El resultado lo tenemos a la vista. Los conservadores españoles son, probablemente, los más indocumentados de todo Occidente, y en Occidente incluyo a Japón y a toda Hispanoamérica. Se creen lo que les cuentan y llevan más de 30 años tomando prestado el programa electoral del adversario, simplemente porque no ven la necesidad de elaborar uno propio. Si no, no se explica la sobreabundancia de rajoys, gallardones y hernándezmanchas que registra el Partido Popular, un popurrí amorfo donde cualquier idiotez ideológica tiene cabida.
De Zapatero poco puede decirse que a estas alturas no se sepa. Es una versión de Suárez corregida, aumentada y, esta vez sí, ideologizada hasta la náusea. Un subproducto tardío de la contracultura del 68 pasado por la pedantería de la Transición y cocido luego a fuego lento en la España del felipismo. Un político, en definitiva, de esta época. Fiel retrato de una parte de España que vive la mar de bien anclada en sus prejuicios, ahíta de vino malo, infantilizada, atiborrada de telebasura y relativismo moral.
El hecho es que la tónica general de estos casi doscientos años de vida parlamentaria ha sido patética. No es una exageración decir que España ha tenido los peores mandatarios de Europa. Con alguna excepción, como ciertas figuras casi británicas que se dieron en la Restauración, los presidentes del Gobierno o de la República han sido unos perfectos inútiles, cuando no unos miserables o unos pirados locos por armar un conflicto civil para pescar en río revuelto.

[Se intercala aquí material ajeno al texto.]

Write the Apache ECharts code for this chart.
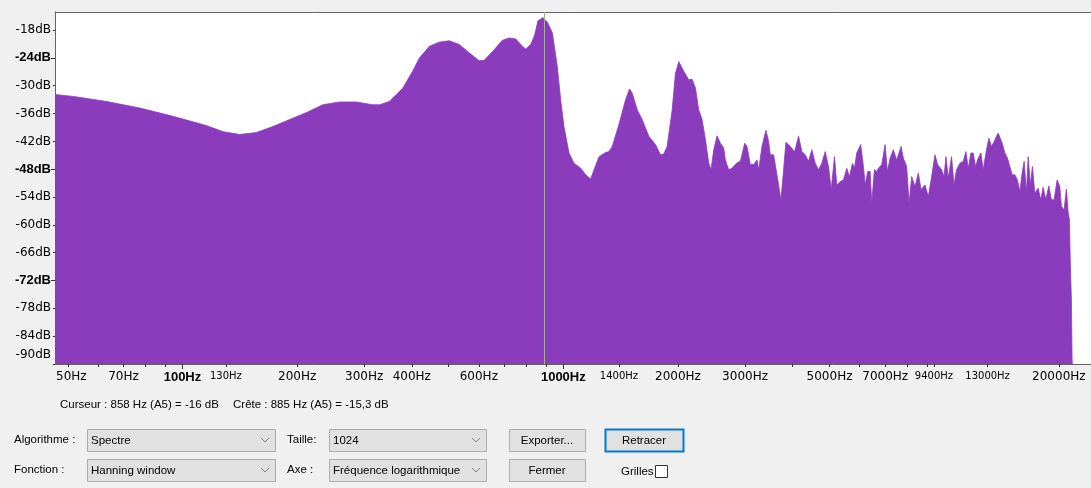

Repasando la historia de los dos últimos siglos nos encontramos primero con espadones salvapatrias que, una vez llegados al poder, dejaban la caja limpia como una patena. A estos les sucedieron los iluminados de la Primera República, cuya única virtud fue que duró poco: sólo un año, para suerte de quienes la sufrieron. La Restauración, como ya he apuntado más arriba, fue, en líneas generales, una excepción. El sistema creado por Cánovas perduró medio siglo y, aunque empezó bien, fue degradándose y terminó fatal, con la clase dirigente engolfada en la corrupción y la casta militar en el golpismo.
La Segunda República, que era todo poesía y buenas intenciones, tardó mucho menos en mostrar de qué estaban hechos sus defensores. El resultado fue la Guerra Civil, provocada, efectivamente, por unos pero deseada por muchos como ineludible catarsis nacional. Ninguno de los líderes republicanos tuvo nivel suficiente para llevar una tienda de ultramarinos, de modo que no es de extrañar el lío y los odios que terminaron creando. Algunos, pasada la tormenta, se dieron cuenta, pero ya era tarde y el país se había sumido en una cura de aislamiento cuartelera que hizo las veces de resaca de los excesos anteriores.

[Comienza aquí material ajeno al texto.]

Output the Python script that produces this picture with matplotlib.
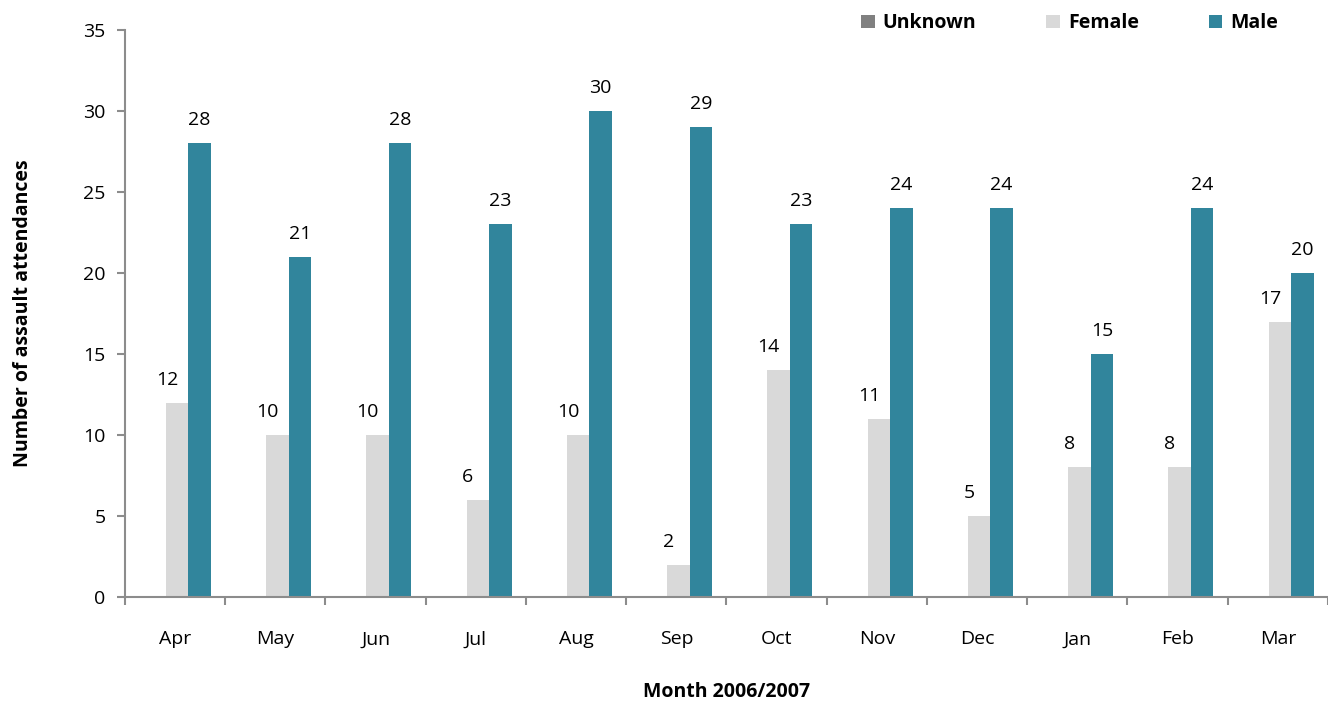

Durante el franquismo aparecieron hombres de cierta envergadura, pero, al ser un régimen de paso, todos se dispusieron a reconvertirse a la velocidad del rayo para seguir en el machito. Casos sobran y, aunque ya metidos en años, todavía se dejan ver en los principales partidos políticos.
El poder en España posee un venenoso incentivo para ejercerlo mal, en provecho propio y siempre con intenciones de perpetuarse en él o, en su defecto, de cambiarle la cara a la nación en aras de un mañana dichoso que no puede esperar un solo día más. Dicen que a los españoles nos gustan los caudillos desde los tiempos de nuestros antepasados celtíberos. No lo creo. A los españoles lo que nos gusta es que nos gobierne gente como nosotros mismos o que percibimos que se nos parecen. Por esa razón Narváez fue tanto Narváez, Serrano tanto Serrano, Maura tanto Maura y González tanto González.
Al poder se le consiente casi cualquier cosa siempre que se ajuste al Zeitgeist de cada época. Suárez supo fundirse con la suya y Zapatero con ésta. El político lo sabe, interpreta su papel el tiempo que le dejan y procura adaptarse a los gustos del respetable para mantenerse en el cargo el mayor tiempo posible. La culpa última del bajo nivel de nuestros políticos no es suya sino, al menos desde que importamos la democracia, enteramente nuestra.